以太坊Go-ethereum源码分析之启动流程

以太坊源码编译需要gov1.7以上,及C编译器,执行make geth 即可编译项目,编译后可执行的geth文件。

Makefile文件:

geth:
	build/env.sh go run build/ci.go install ./cmd/geth
	@echo "Done building."
	@echo "Run \"$(GOBIN)/geth\" to launch geth."

设置环境变量,执行build/cli.go文件,此文件会执行go install进行编译。
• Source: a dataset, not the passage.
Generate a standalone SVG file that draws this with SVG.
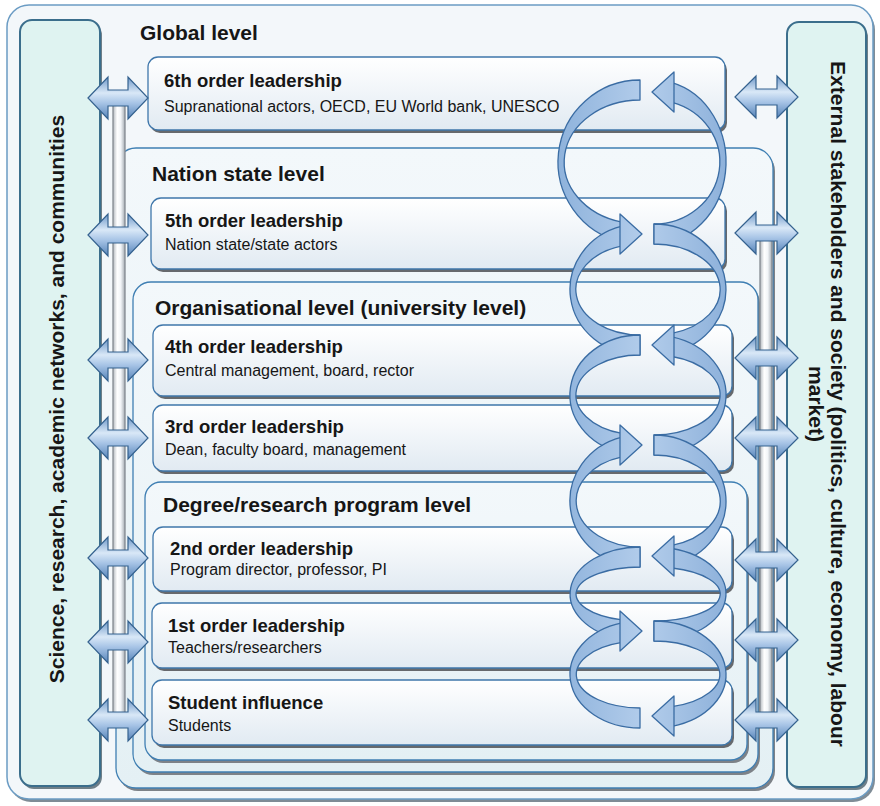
<svg xmlns="http://www.w3.org/2000/svg" width="880" height="806" viewBox="0 0 880 806">
<defs>
<style>
.t{font-family:"Liberation Sans",Arial,Helvetica,sans-serif;fill:#161616}
.lvl{font-size:21px;font-weight:bold}
.ttl{font-size:18.5px;font-weight:bold}
.sub{font-size:16px}
.side{font-size:21px;font-weight:bold}
.box{fill:url(#gBox);stroke:#3f77ab;stroke-width:1.3}
.shd{fill:#66696d}
.cont{fill:url(#gCont);stroke:#3f7fb3;stroke-width:1.3}
.cshd{fill:#7d8288}
.panel{fill:#dff3f1;stroke:#3b6e8c;stroke-width:2}
.dbl{fill:url(#gDbl);stroke:#35628f;stroke-width:1.2}
.swirl{fill:url(#gSw);stroke:#3a6ca3;stroke-width:1.3;stroke-linejoin:round}
.pipe{fill:url(#gPipe);stroke:#848b92;stroke-width:1.3}
</style>
<linearGradient id="gBox" x1="0" y1="0" x2="0" y2="1">
<stop offset="0" stop-color="#ffffff"/><stop offset="1" stop-color="#e1eaf2"/>
</linearGradient>
<linearGradient id="gCont" x1="0" y1="0" x2="0" y2="1">
<stop offset="0" stop-color="#f3f8fb"/><stop offset="1" stop-color="#e4f0f4"/>
</linearGradient>
<linearGradient id="gDbl" x1="0" y1="0" x2="0" y2="1">
<stop offset="0" stop-color="#6d97c8"/><stop offset="0.38" stop-color="#d9e8f7"/><stop offset="0.62" stop-color="#a7c4e6"/><stop offset="1" stop-color="#5583b8"/>
</linearGradient>
<linearGradient id="gSw" gradientUnits="userSpaceOnUse" x1="560" y1="0" x2="730" y2="0">
<stop offset="0" stop-color="#8fb3dc"/><stop offset="0.5" stop-color="#b3cdeb"/><stop offset="1" stop-color="#8cb0da"/>
</linearGradient>
<linearGradient id="gPipe" x1="0" y1="0" x2="1" y2="0">
<stop offset="0" stop-color="#b3b9bf"/><stop offset="0.35" stop-color="#ffffff"/><stop offset="0.65" stop-color="#f2f5f8"/><stop offset="1" stop-color="#a4abb2"/>
</linearGradient>
<path id="dblL" d="M88,0 L108,-21 L108,-8 L128,-8 L128,-21 L148,0 L128,21 L128,8 L108,8 L108,21 Z"/>
<path id="dblR" d="M735,0 L756,-21 L756,-8 L777,-8 L777,-21 L798,0 L777,21 L777,8 L756,8 L756,21 Z"/>
<path id="headR" d="M620,-20 L642,0 L620,20 Z"/>
<path id="headL" d="M674,-20 L652,0 L674,20 Z"/>
</defs>

<g id="frame">
<rect x="9" y="8" width="866" height="794" rx="22" fill="#7f8c96"/>
<rect x="7" y="5" width="866" height="794" rx="22" fill="#f3f7fa" stroke="#6b9cc4" stroke-width="1.5"/>
</g>

<g id="science-panel">
<rect x="22" y="23" width="80" height="766" rx="12" fill="#6f7f88"/>
<rect x="20" y="20" width="80" height="766" rx="12" class="panel"/>
<text class="t side" transform="translate(64,399) rotate(-90)" text-anchor="middle">Science, research, academic networks, and communities</text>
</g>

<g id="external-panel">
<rect x="789" y="25" width="79" height="765" rx="12" fill="#6f7f88"/>
<rect x="787" y="22" width="79" height="765" rx="12" class="panel"/>
<text class="t side" transform="translate(831,404) rotate(90)" text-anchor="middle">External stakeholders and society (politics, culture, economy, labour</text>
<text class="t side" transform="translate(809,404) rotate(90)" text-anchor="middle">market)</text>
</g>

<g id="global-level">
<text class="t lvl" x="140" y="40">Global level</text>
</g>

<g id="nation-state-level">
<rect x="118" y="151" width="657" height="640" rx="20" class="cshd"/>
<rect x="116" y="148" width="657" height="640" rx="20" class="cont"/>
<text class="t lvl" x="152" y="181">Nation state level</text>
</g>

<g id="organisational-level">
<rect x="135" y="285" width="625" height="490" rx="18" class="cshd"/>
<rect x="133" y="282" width="625" height="490" rx="18" class="cont"/>
<text class="t lvl" x="155" y="315">Organisational level (university level)</text>
</g>

<g id="degree-level">
<rect x="147" y="485" width="602" height="278" rx="16" class="cshd"/>
<rect x="145" y="482" width="602" height="278" rx="16" class="cont"/>
<text class="t lvl" x="163" y="512">Degree/research program level</text>
</g>

<g id="order6">
<rect x="150" y="60" width="577" height="73" rx="10" class="shd"/>
<rect x="148" y="57" width="577" height="73" rx="10" class="box"/>
<text class="t ttl" x="164" y="87">6th order leadership</text>
<text class="t sub" x="164" y="112">Supranational actors, OECD, EU World bank, UNESCO</text>
</g>

<g id="order5">
<rect x="153" y="201" width="574" height="71" rx="10" class="shd"/>
<rect x="151" y="198" width="574" height="71" rx="10" class="box"/>
<text class="t ttl" x="165" y="227">5th order leadership</text>
<text class="t sub" x="165" y="250">Nation state/state actors</text>
</g>

<g id="order4">
<rect x="155" y="328" width="579" height="71" rx="10" class="shd"/>
<rect x="153" y="325" width="579" height="71" rx="10" class="box"/>
<text class="t ttl" x="165" y="353">4th order leadership</text>
<text class="t sub" x="165" y="376">Central management, board, rector</text>
</g>

<g id="order3">
<rect x="155" y="408" width="579" height="66" rx="10" class="shd"/>
<rect x="153" y="405" width="579" height="66" rx="10" class="box"/>
<text class="t ttl" x="165" y="433">3rd order leadership</text>
<text class="t sub" x="165" y="455">Dean, faculty board, management</text>
</g>

<g id="order2">
<rect x="155" y="530" width="579" height="64" rx="10" class="shd"/>
<rect x="153" y="527" width="579" height="64" rx="10" class="box"/>
<text class="t ttl" x="170" y="555">2nd order leadership</text>
<text class="t sub" x="170" y="575">Program director, professor, PI</text>
</g>

<g id="order1">
<rect x="154" y="606" width="580" height="65" rx="10" class="shd"/>
<rect x="152" y="603" width="580" height="65" rx="10" class="box"/>
<text class="t ttl" x="168" y="632">1st order leadership</text>
<text class="t sub" x="168" y="653">Teachers/researchers</text>
</g>

<g id="student">
<rect x="154" y="683" width="580" height="65" rx="10" class="shd"/>
<rect x="152" y="680" width="580" height="65" rx="10" class="box"/>
<text class="t ttl" x="168" y="709">Student influence</text>
<text class="t sub" x="168" y="731">Students</text>
</g>

<g id="connectors">
<g id="pipes">
<rect x="113" y="98" width="12" height="622" class="pipe"/>
<rect x="760" y="233" width="12" height="487" class="pipe"/>
</g>
<g id="side-arrows">
<use href="#dblL" class="dbl" transform="translate(0,98)"/>
<use href="#dblL" class="dbl" transform="translate(0,235)"/>
<use href="#dblL" class="dbl" transform="translate(0,360)"/>
<use href="#dblL" class="dbl" transform="translate(0,438)"/>
<use href="#dblL" class="dbl" transform="translate(0,558)"/>
<use href="#dblL" class="dbl" transform="translate(0,642)"/>
<use href="#dblL" class="dbl" transform="translate(0,720)"/>
<use href="#dblR" class="dbl" transform="translate(0,97)"/>
<use href="#dblR" class="dbl" transform="translate(0,233)"/>
<use href="#dblR" class="dbl" transform="translate(0,358)"/>
<use href="#dblR" class="dbl" transform="translate(0,438)"/>
<use href="#dblR" class="dbl" transform="translate(0,560)"/>
<use href="#dblR" class="dbl" transform="translate(0,640)"/>
<use href="#dblR" class="dbl" transform="translate(0,720)"/>
</g>
<g id="cycle-arrows">
<path class="swirl" d="M640,80 A82,82 0 0 0 622,242 L622,222.2 A76,62 0 0 1 640,100 Z"/>
<path class="swirl" d="M654,244 A72,82 0 0 0 672,82.6 L672,102.4 A66,62 0 0 1 654,224 Z"/>
<path class="swirl" d="M622,226.2 A70,65.5 0 0 0 640,355 L640,335 A64,45.5 0 0 1 622,245.8 Z"/>
<path class="swirl" d="M654,224 A72,65.5 0 0 1 672,352.9 L672,333.3 A66,45.5 0 0 0 654,244 Z"/>
<path class="swirl" d="M640,335 A70,60 0 0 0 622,453 L622,433.4 A64,40 0 0 1 640,355 Z"/>
<path class="swirl" d="M654,455 A72,60 0 0 0 672,336.9 L672,356.5 A66,40 0 0 1 654,435 Z"/>
<path class="swirl" d="M622,437.2 A70,66 0 0 0 640,567 L640,547 A64,46 0 0 1 622,456.9 Z"/>
<path class="swirl" d="M654,435 A72,66 0 0 1 672,564.9 L672,545.3 A66,46 0 0 0 654,455 Z"/>
<path class="swirl" d="M640,547 A70,47 0 0 0 622,639.4 L622,619.9 A64,27 0 0 1 640,567 Z"/>
<path class="swirl" d="M654,641 A72,47 0 0 0 672,548.5 L672,568 A66,27 0 0 1 654,621 Z"/>
<path class="swirl" d="M622,622.8 A70,53.5 0 0 0 640,728 L640,708 A64,33.5 0 0 1 622,642.4 Z"/>
<path class="swirl" d="M654,621 A72,53.5 0 0 1 672,726.3 L672,706.7 A66,33.5 0 0 0 654,641 Z"/>
<use href="#headR" class="swirl" transform="translate(0,234)"/>
<use href="#headR" class="swirl" transform="translate(0,445)"/>
<use href="#headR" class="swirl" transform="translate(0,631)"/>
<use href="#headL" class="swirl" transform="translate(0,92)"/>
<use href="#headL" class="swirl" transform="translate(0,345)"/>
<use href="#headL" class="swirl" transform="translate(0,556)"/>
<use href="#headL" class="swirl" transform="translate(0,716)"/>
</g>
</g>
</svg>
编译完成生成geth文件,直接执行即采用默认配置连接main网络,开始同步区块。

geth入口文件src/github.com/ethereum/go-ethereum/cmd/geth/main.go

func main() {
	if err := app.Run(os.Args); err != nil {
		fmt.Fprintln(os.Stderr, err)
		os.Exit(1)
	}
}

这里使用了一个第三方库,运行run会自动调用之前注册的before action after方法,地址:https://github.com/urfave/cli/tree/v2,很好用的一个库。


func init() {
	// Initialize the CLI app and start Geth
	app.Action = geth
	app.HideVersion = true // we have a command to print the version
	app.Copyright = "Copyright 2013-2018 The go-ethereum Authors"
	app.Commands = []cli.Command{
		// See chaincmd.go:
		initCommand,
		importCommand,
		exportCommand,
		importPreimagesCommand,
		exportPreimagesCommand,
		copydbCommand,
		removedbCommand,
		dumpCommand,
		// See monitorcmd.go:
		monitorCommand,
		// See accountcmd.go:
		accountCommand,
		walletCommand,
		// See consolecmd.go:
		consoleCommand,
		attachCommand,
		javascriptCommand,
		// See misccmd.go:
		makecacheCommand,
		makedagCommand,
		versionCommand,
		bugCommand,
		licenseCommand,
		// See config.go
		dumpConfigCommand,
	}
	sort.Sort(cli.CommandsByName(app.Commands))

	app.Flags = append(app.Flags, nodeFlags...)
	app.Flags = append(app.Flags, rpcFlags...)
	app.Flags = append(app.Flags, consoleFlags...)
	app.Flags = append(app.Flags, debug.Flags...)
	app.Flags = append(app.Flags, whisperFlags...)
	app.Flags = append(app.Flags, metricsFlags...)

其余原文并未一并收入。